The ba’al teshuva movement – the return to traditional Judaism by a number of young Jews who had heretofore been estranged from it – has brought a renewed passion and energy to traditional Jewish life and community, even to those Jews who were born and raised as Orthodox Jews. From Abraham onward, there has been an unbroken chain of Jewish tradition passed along from father to son, teacher to student. This chain has enabled the Jewish Nation to defy famine, conquest, dispersion, expulsion, and oppression that would have resigned them to the dusty historical tomes of other nations.

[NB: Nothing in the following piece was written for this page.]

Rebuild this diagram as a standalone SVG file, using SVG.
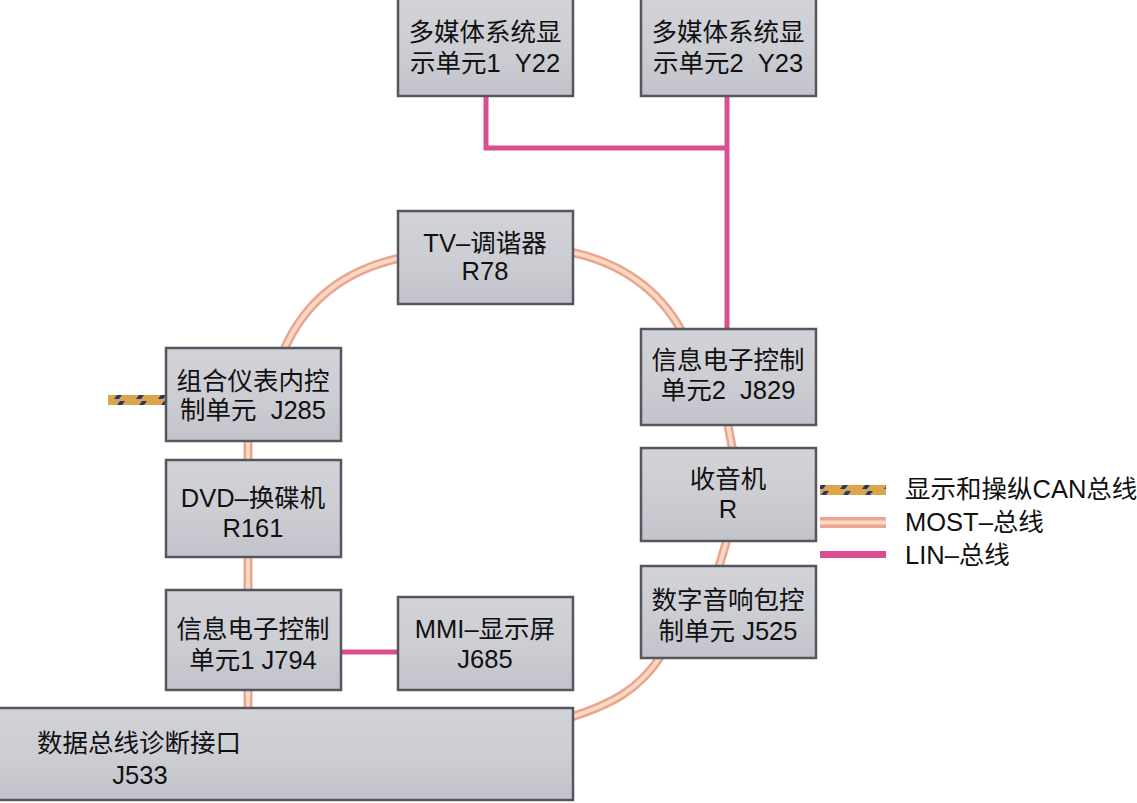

Carter’s pursuit of his heritage gave him the courage to defy the mores and culture of our society and even the family that reared him in order to not let our family’s Jewish chain break with his generation.
Truth be told, not all newly Observant Jews who park themselves in a yeshiva all day to study Torah have the potential to be rabbis or great religious leaders and authorities. Learning Torah requires a high level of scholarship and intellect, and not everyone has those qualities. Yet large segments of Orthodox society place a premium on learning Torah full-time, to the extent that working to earn a living, familiarizing and involving oneself with worldly concerns, and even taking time to maintain a physically healthy lifestyle are not encouraged. There are some BTs who are yeshiva slugs that are learning Torah for the sake of learning or for the purpose of self-aggrandizement. Further, some of the BTs have no or minimal secular college education and aren’t qualified to do anything else in the labor market. Warehousing themselves in a yeshiva keeps them from having to think about what they want to do in life, and eliminates fear of failure feelings. They don’t mind being poverty-stricken or living off of charity. They’re performing a mitzvah that God commanded them to do so they feel self-righteous. This is not considered acceptable in Judaism. Torah study is not supposed to be an end unto itself. Learning for the sake of learning implies that learning Torah is an aimless, self-contained pursuit. In fact, Judaism emphasizes that learning Torah is of supreme importance precisely because it leads to or should lead to positive action. This is the highest expression of Torah itself, whether that action takes the form of a professional occupation or of extending oneself to benefit the community.